PROVIDED INFORMATION:

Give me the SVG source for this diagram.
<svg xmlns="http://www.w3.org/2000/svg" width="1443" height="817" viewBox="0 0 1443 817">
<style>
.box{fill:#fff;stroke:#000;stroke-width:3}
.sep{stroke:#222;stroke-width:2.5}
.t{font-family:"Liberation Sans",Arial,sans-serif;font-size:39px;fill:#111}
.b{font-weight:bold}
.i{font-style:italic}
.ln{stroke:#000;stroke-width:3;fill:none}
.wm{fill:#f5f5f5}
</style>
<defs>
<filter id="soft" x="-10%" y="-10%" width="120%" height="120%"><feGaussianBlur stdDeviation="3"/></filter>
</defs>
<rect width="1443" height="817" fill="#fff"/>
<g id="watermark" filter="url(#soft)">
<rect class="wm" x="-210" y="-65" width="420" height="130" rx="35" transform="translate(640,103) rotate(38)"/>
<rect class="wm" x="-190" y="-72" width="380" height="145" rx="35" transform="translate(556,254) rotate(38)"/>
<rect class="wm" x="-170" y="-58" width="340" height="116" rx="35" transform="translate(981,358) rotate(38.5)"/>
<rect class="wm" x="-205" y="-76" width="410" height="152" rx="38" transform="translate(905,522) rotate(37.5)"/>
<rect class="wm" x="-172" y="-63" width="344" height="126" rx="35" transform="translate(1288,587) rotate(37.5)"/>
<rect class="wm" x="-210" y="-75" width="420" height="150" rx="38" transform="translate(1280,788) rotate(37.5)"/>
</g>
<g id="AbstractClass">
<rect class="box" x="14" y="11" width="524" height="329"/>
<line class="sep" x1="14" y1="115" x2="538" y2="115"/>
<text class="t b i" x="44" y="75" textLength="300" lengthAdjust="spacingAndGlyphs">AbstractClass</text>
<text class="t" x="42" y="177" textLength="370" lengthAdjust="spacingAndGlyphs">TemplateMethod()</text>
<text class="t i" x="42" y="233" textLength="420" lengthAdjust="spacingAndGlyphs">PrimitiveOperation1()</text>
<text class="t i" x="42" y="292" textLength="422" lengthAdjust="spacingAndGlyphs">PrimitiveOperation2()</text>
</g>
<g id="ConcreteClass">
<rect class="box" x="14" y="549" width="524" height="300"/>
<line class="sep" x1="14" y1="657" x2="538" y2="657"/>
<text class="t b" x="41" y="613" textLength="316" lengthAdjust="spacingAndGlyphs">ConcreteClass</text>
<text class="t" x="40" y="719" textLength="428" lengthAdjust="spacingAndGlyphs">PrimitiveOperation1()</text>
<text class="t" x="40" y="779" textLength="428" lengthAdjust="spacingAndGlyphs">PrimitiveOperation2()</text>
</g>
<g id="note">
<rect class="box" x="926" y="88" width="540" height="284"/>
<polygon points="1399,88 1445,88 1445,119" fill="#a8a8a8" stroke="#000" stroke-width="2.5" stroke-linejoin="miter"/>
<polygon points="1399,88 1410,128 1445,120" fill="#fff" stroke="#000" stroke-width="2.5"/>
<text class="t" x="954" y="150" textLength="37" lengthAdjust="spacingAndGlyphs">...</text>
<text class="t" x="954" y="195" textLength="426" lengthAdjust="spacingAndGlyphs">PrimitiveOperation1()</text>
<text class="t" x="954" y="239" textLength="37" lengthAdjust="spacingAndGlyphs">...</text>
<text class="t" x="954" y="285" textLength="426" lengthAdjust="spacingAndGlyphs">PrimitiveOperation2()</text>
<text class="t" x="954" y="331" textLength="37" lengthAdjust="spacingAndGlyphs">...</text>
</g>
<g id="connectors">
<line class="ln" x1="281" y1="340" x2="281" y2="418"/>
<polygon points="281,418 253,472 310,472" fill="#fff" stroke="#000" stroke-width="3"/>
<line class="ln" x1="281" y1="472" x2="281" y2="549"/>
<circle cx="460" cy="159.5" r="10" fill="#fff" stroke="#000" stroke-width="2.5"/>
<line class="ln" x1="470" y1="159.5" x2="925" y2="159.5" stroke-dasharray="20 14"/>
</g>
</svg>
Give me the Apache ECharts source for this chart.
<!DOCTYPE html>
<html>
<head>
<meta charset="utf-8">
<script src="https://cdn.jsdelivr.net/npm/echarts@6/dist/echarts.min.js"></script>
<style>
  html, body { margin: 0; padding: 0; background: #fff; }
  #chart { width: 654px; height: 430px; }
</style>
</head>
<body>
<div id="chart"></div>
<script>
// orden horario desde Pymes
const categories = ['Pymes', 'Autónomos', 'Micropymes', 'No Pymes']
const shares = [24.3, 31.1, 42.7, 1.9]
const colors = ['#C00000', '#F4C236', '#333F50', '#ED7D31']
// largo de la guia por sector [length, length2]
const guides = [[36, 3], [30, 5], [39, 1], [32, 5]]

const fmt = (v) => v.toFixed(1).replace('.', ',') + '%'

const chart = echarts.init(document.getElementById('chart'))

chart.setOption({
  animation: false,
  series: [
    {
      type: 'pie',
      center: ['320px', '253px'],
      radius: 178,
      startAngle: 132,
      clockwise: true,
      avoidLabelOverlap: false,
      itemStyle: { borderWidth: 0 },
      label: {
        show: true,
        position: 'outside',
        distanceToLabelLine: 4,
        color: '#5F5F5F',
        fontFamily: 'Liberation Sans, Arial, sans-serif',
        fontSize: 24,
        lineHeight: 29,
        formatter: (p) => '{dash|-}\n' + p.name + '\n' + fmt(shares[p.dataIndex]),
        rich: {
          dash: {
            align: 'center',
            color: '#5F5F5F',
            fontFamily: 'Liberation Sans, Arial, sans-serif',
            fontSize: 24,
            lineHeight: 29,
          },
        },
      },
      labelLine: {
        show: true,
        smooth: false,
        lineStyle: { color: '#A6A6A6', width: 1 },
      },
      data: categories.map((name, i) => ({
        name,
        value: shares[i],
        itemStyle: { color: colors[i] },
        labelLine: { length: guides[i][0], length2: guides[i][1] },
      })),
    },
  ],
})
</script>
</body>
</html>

EXERCISE DETAILS: Output the complete data exactly as written.

EXERCISE RESULT:
Give me the SVG source for this diagram.
<svg xmlns="http://www.w3.org/2000/svg" width="1443" height="817" viewBox="0 0 1443 817">
<style>
.box{fill:#fff;stroke:#000;stroke-width:3}
.sep{stroke:#222;stroke-width:2.5}
.t{font-family:"Liberation Sans",Arial,sans-serif;font-size:39px;fill:#111}
.b{font-weight:bold}
.i{font-style:italic}
.ln{stroke:#000;stroke-width:3;fill:none}
.wm{fill:#f5f5f5}
</style>
<defs>
<filter id="soft" x="-10%" y="-10%" width="120%" height="120%"><feGaussianBlur stdDeviation="3"/></filter>
</defs>
<rect width="1443" height="817" fill="#fff"/>
<g id="watermark" filter="url(#soft)">
<rect class="wm" x="-210" y="-65" width="420" height="130" rx="35" transform="translate(640,103) rotate(38)"/>
<rect class="wm" x="-190" y="-72" width="380" height="145" rx="35" transform="translate(556,254) rotate(38)"/>
<rect class="wm" x="-170" y="-58" width="340" height="116" rx="35" transform="translate(981,358) rotate(38.5)"/>
<rect class="wm" x="-205" y="-76" width="410" height="152" rx="38" transform="translate(905,522) rotate(37.5)"/>
<rect class="wm" x="-172" y="-63" width="344" height="126" rx="35" transform="translate(1288,587) rotate(37.5)"/>
<rect class="wm" x="-210" y="-75" width="420" height="150" rx="38" transform="translate(1280,788) rotate(37.5)"/>
</g>
<g id="AbstractClass">
<rect class="box" x="14" y="11" width="524" height="329"/>
<line class="sep" x1="14" y1="115" x2="538" y2="115"/>
<text class="t b i" x="44" y="75" textLength="300" lengthAdjust="spacingAndGlyphs">AbstractClass</text>
<text class="t" x="42" y="177" textLength="370" lengthAdjust="spacingAndGlyphs">TemplateMethod()</text>
<text class="t i" x="42" y="233" textLength="420" lengthAdjust="spacingAndGlyphs">PrimitiveOperation1()</text>
<text class="t i" x="42" y="292" textLength="422" lengthAdjust="spacingAndGlyphs">PrimitiveOperation2()</text>
</g>
<g id="ConcreteClass">
<rect class="box" x="14" y="549" width="524" height="300"/>
<line class="sep" x1="14" y1="657" x2="538" y2="657"/>
<text class="t b" x="41" y="613" textLength="316" lengthAdjust="spacingAndGlyphs">ConcreteClass</text>
<text class="t" x="40" y="719" textLength="428" lengthAdjust="spacingAndGlyphs">PrimitiveOperation1()</text>
<text class="t" x="40" y="779" textLength="428" lengthAdjust="spacingAndGlyphs">PrimitiveOperation2()</text>
</g>
<g id="note">
<rect class="box" x="926" y="88" width="540" height="284"/>
<polygon points="1399,88 1445,88 1445,119" fill="#a8a8a8" stroke="#000" stroke-width="2.5" stroke-linejoin="miter"/>
<polygon points="1399,88 1410,128 1445,120" fill="#fff" stroke="#000" stroke-width="2.5"/>
<text class="t" x="954" y="150" textLength="37" lengthAdjust="spacingAndGlyphs">...</text>
<text class="t" x="954" y="195" textLength="426" lengthAdjust="spacingAndGlyphs">PrimitiveOperation1()</text>
<text class="t" x="954" y="239" textLength="37" lengthAdjust="spacingAndGlyphs">...</text>
<text class="t" x="954" y="285" textLength="426" lengthAdjust="spacingAndGlyphs">PrimitiveOperation2()</text>
<text class="t" x="954" y="331" textLength="37" lengthAdjust="spacingAndGlyphs">...</text>
</g>
<g id="connectors">
<line class="ln" x1="281" y1="340" x2="281" y2="418"/>
<polygon points="281,418 253,472 310,472" fill="#fff" stroke="#000" stroke-width="3"/>
<line class="ln" x1="281" y1="472" x2="281" y2="549"/>
<circle cx="460" cy="159.5" r="10" fill="#fff" stroke="#000" stroke-width="2.5"/>
<line class="ln" x1="470" y1="159.5" x2="925" y2="159.5" stroke-dasharray="20 14"/>
</g>
</svg>
Give me the Apache ECharts source for this chart.
<!DOCTYPE html>
<html>
<head>
<meta charset="utf-8">
<script src="https://cdn.jsdelivr.net/npm/echarts@6/dist/echarts.min.js"></script>
<style>
  html, body { margin: 0; padding: 0; background: #fff; }
  #chart { width: 654px; height: 430px; }
</style>
</head>
<body>
<div id="chart"></div>
<script>
// orden horario desde Pymes
const categories = ['Pymes', 'Autónomos', 'Micropymes', 'No Pymes']
const shares = [24.3, 31.1, 42.7, 1.9]
const colors = ['#C00000', '#F4C236', '#333F50', '#ED7D31']
// largo de la guia por sector [length, length2]
const guides = [[36, 3], [30, 5], [39, 1], [32, 5]]

const fmt = (v) => v.toFixed(1).replace('.', ',') + '%'

const chart = echarts.init(document.getElementById('chart'))

chart.setOption({
  animation: false,
  series: [
    {
      type: 'pie',
      center: ['320px', '253px'],
      radius: 178,
      startAngle: 132,
      clockwise: true,
      avoidLabelOverlap: false,
      itemStyle: { borderWidth: 0 },
      label: {
        show: true,
        position: 'outside',
        distanceToLabelLine: 4,
        color: '#5F5F5F',
        fontFamily: 'Liberation Sans, Arial, sans-serif',
        fontSize: 24,
        lineHeight: 29,
        formatter: (p) => '{dash|-}\n' + p.name + '\n' + fmt(shares[p.dataIndex]),
        rich: {
          dash: {
            align: 'center',
            color: '#5F5F5F',
            fontFamily: 'Liberation Sans, Arial, sans-serif',
            fontSize: 24,
            lineHeight: 29,
          },
        },
      },
      labelLine: {
        show: true,
        smooth: false,
        lineStyle: { color: '#A6A6A6', width: 1 },
      },
      data: categories.map((name, i) => ({
        name,
        value: shares[i],
        itemStyle: { color: colors[i] },
        labelLine: { length: guides[i][0], length2: guides[i][1] },
      })),
    },
  ],
})
</script>
</body>
</html>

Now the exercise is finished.